Friday 8 November 2013

Server 2012 Hyper-V Live migration poor GUI error message

My colleague recently set up the networking on a backup machine that would be used to accept Server 2012 live migrations. The network was teamed using LACP and we always use the naming convention VMLAG for the VM Ethernet switch.

When I tested live migration from the GUI there was a problem - the error message was the virtual machine was not compatible. The target server was significantly older than the source and had never run a VM before so we started investigating hardware.

We looked through the specifications of the (significantly different Dell models) servers in question and they both met all the requirements of live migration. We rebooted and checked the BIOS and everything was switched on for virtualisation / live migration.

After some head scratching I decided to run the same command in Powershell and lo and behold the real error was displayed:
The original GUI message was still there:
The virtual machine 'XNMTEST' is not compatible with physical computer 'BACKUPSERVER'
But Powershell gave some crucial extra information relating to the error:
Could not find Ethernet Switch VMLAG


I immediately looked more closely at the target server. My colleague had put a space in the VM networking name!

Instead of VMLAG he had typed VM<space>LAG. I renamed the switch to match the source server and it worked perfectly.

2 morals to this story:
Double check the obvious first -  looking at processor specifications and BIOS settings was not required.

Use Powershell to get better error messages - the GUI message whilst technically accurate was somewhat misleading! The GUI should be modified to give the same error messages as Powershell instead of (presumably) just the highest level error.



Saturday 2 November 2013

Ola Hallengren SQL Server Backup Script adds support for MS Shipped objects - eg merge replication metadata tables

SQL Server Merge replication makes very heavy use of metadata tables, and these are likely to become fragmented quickly. My own totally unscientific findings are that regular maintenance of these tables can give a 10% reduction in sync times.
If you want to know more about the subject read this article from BOL:
http://msdn.microsoft.com/en-us/library/ms151789(v=sql.105).aspx

You should be aware that most maintenance systems including the excellent and very popular Ola Hallengren solution http://ola.hallengren.com and the built in SQL Server Maintenance Plan system did not include the merge replication metadata tables.

Whilst investigating Ola's solution I noted that it did not include merge metadata tables which are marked as MS_Shipped objects, so I contacted Ola and he listened carefully, asked some very good questions and decided to add as a feature.

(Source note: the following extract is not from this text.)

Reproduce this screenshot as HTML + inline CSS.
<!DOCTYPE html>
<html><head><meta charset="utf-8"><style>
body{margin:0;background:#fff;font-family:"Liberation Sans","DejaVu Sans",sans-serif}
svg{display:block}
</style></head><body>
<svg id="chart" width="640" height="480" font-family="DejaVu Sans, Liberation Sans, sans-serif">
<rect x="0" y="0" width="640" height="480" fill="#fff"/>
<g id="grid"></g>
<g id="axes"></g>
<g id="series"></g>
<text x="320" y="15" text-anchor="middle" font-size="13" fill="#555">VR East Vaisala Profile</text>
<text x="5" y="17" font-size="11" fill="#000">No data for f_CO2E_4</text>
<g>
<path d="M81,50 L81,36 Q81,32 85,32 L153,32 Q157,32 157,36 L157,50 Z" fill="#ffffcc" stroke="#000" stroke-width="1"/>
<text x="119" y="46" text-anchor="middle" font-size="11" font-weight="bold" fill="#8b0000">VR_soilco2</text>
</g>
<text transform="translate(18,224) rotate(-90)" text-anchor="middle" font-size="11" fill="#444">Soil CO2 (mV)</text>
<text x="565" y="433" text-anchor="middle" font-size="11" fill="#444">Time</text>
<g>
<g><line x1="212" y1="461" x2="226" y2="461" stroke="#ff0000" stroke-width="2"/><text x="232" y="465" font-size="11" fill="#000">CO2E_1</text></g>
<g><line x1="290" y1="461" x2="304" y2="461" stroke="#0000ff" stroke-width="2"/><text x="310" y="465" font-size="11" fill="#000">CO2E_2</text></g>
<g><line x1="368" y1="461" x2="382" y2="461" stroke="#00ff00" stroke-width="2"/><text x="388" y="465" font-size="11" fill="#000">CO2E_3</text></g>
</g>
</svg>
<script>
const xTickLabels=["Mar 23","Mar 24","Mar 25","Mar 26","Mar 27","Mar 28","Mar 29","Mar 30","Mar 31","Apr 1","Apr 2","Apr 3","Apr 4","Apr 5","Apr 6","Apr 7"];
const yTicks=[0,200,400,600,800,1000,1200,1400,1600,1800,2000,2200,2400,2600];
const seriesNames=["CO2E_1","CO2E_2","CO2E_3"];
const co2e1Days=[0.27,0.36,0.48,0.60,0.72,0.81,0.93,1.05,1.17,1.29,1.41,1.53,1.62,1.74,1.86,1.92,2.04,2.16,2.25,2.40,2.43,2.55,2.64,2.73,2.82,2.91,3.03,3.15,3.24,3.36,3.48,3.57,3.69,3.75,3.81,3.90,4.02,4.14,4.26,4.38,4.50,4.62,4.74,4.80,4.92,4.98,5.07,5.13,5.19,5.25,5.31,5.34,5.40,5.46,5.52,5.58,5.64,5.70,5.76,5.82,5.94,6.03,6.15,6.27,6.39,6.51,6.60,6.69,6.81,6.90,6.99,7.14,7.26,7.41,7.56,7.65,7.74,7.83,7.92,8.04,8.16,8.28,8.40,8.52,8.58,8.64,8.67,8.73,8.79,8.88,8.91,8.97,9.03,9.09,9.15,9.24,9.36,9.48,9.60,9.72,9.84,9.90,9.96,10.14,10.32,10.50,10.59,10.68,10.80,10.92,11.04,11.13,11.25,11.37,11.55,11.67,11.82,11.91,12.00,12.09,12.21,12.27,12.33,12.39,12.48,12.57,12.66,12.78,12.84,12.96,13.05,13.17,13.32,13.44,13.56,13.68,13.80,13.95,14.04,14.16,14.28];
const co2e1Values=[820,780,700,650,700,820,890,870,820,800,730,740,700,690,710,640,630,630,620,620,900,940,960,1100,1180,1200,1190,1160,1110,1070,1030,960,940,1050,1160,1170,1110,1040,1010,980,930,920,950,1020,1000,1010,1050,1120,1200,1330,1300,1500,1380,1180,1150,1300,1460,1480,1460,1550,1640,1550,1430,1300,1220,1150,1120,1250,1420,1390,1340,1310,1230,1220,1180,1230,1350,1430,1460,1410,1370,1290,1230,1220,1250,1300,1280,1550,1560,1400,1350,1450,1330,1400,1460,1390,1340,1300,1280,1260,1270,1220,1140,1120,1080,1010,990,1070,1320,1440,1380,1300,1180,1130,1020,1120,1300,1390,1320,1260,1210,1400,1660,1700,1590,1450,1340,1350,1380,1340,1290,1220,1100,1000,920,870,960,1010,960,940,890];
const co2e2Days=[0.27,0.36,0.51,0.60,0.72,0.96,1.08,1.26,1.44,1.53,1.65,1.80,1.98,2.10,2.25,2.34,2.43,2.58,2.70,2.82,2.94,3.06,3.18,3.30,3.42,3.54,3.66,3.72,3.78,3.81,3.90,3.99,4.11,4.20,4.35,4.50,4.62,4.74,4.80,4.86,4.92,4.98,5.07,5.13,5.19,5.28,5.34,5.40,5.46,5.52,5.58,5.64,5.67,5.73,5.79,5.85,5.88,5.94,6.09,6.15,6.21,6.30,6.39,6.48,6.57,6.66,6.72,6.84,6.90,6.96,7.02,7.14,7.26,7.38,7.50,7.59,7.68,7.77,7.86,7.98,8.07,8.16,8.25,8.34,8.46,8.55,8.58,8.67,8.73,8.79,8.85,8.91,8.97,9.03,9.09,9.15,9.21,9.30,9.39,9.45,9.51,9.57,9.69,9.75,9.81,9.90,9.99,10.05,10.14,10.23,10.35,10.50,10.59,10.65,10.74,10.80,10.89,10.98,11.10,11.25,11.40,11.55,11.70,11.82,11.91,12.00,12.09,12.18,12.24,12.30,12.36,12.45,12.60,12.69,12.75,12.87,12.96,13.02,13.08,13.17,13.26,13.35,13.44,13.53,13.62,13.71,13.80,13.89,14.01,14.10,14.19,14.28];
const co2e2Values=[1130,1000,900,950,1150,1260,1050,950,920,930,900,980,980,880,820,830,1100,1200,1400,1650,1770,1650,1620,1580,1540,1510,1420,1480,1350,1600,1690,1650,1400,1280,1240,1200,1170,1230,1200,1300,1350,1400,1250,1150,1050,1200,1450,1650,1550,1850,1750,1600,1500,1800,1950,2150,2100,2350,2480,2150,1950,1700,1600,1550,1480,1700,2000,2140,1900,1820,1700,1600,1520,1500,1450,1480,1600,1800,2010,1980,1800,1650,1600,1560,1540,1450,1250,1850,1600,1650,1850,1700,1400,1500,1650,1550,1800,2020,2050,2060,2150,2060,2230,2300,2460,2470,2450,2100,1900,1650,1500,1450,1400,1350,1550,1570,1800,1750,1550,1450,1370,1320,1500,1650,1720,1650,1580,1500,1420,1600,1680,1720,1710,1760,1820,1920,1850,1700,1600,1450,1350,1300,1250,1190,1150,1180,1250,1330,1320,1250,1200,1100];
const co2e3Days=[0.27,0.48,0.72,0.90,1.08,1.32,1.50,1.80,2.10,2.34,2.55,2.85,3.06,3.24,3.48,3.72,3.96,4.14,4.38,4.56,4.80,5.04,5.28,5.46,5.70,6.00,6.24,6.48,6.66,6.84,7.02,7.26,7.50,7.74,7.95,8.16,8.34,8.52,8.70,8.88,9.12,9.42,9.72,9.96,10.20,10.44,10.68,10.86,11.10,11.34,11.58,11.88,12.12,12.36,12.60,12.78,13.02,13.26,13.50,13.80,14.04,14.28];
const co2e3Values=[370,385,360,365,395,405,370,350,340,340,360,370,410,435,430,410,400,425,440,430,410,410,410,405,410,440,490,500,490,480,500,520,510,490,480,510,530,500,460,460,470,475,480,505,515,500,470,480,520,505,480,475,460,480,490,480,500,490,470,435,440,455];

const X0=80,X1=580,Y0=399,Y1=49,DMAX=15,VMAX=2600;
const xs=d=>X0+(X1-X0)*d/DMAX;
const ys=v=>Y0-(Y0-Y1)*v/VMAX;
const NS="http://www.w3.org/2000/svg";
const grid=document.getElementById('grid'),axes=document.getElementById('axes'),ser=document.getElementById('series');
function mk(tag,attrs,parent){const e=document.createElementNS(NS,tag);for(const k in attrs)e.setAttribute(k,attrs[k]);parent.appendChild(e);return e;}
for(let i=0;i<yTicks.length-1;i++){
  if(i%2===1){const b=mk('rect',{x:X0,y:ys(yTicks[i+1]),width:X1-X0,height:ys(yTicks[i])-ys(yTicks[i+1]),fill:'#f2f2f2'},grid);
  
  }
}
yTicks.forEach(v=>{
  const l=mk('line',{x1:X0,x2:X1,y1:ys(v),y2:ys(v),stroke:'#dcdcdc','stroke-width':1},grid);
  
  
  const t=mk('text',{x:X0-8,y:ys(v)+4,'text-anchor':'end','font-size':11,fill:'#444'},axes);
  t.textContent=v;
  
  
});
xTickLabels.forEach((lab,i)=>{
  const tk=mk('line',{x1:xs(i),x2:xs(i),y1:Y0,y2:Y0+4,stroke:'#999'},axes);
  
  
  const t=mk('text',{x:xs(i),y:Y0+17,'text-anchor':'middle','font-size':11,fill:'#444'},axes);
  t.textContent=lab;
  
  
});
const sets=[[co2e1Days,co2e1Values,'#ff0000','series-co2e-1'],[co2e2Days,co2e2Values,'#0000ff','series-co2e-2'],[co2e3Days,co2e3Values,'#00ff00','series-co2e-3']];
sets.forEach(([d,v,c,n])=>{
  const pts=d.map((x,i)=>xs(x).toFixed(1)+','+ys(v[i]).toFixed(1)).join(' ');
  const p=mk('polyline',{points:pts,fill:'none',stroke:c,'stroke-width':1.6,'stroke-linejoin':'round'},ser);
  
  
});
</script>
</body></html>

The feature is now available in his build and you need to look at the parameter MSShipped objects.

It is commonplace to say the SQL Server built in Maintenance Plan is poor, as it rebuilds all indexes without regard to levels of fragmentation or size of tables etc. This is true but if you are not running 24 x 7 and the extra log generation is not going to create many problems (remember you will be creating/backing up a very large log file with the the built in maintenance plan in full recovery) and you have some disk IO to burn it is a good start and certainly much better than nothing. Take the option for compression if you have a supported version (SQL Server 2008R2 Standard and higher).

Whatever you are using check fragmentation of merge metadata tables.